Since I will be working eventually on Microsoft Azure Databricks, I am trying to run the week 2 practice lab also using Databricks.
I need help with the [x_train, y_train = load_data()] command. I’ve successfully uploaded the ex1data1 data file as a .csv file and it is stored in Databricks on dbfs:/FileStore/df/ex1data1.csv.
I would appreciate help with this first basic data load command.
Thanks
Daniel

Hello @Daniel_Deutscher, Have you downloaded other files along with ex1data1 file, like utils.py and public_test.py.
Load data is not a function in numpy but a user defined function, which is present in utils.py file. You should download those files. In case, you want to implement the load_data function in your own file, then code for that is:

def load_data():
data = np.loadtxt(“data/ex1data1.txt”, delimiter=‘,’)
X = data[:,0]
y = data[:,1]
return X, y

file path may change according to directory where you have stored the files.

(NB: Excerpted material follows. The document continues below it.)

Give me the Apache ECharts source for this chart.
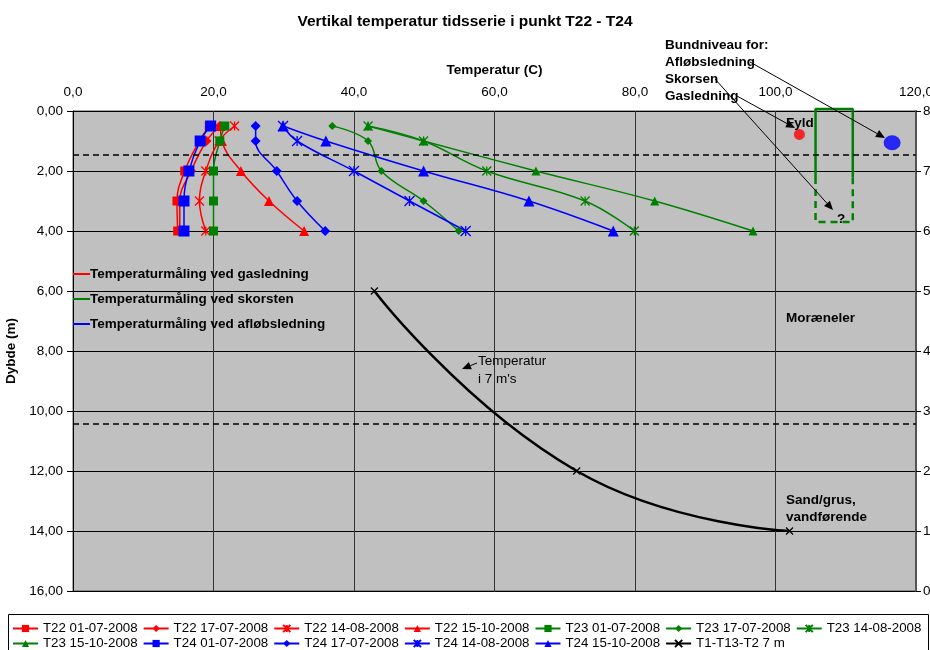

Thanks for the clarifications. Databricks does not seem to accept txt files, but does accept cdv files. So I ended up loading the data into a data frame using the following code which worked fine:

df = spark.read.csv(‘/FileStore/df/ex1data1.csv’, inferSchema =True, header=False) ##inferSchema =True for numeric import
df.createOrReplaceTempView(“df”)
x_train, y_train = df

Then I only had to reshape the data into bumpy arrays using:
x_train = np.array(df.select(“_c0”).collect()) .reshape(-1) #for 1-D array
y_train = np.array(df.select(“_c1”).collect()) .reshape(-1) #for 1-D array

Does this make sense?
Thanks
Daniel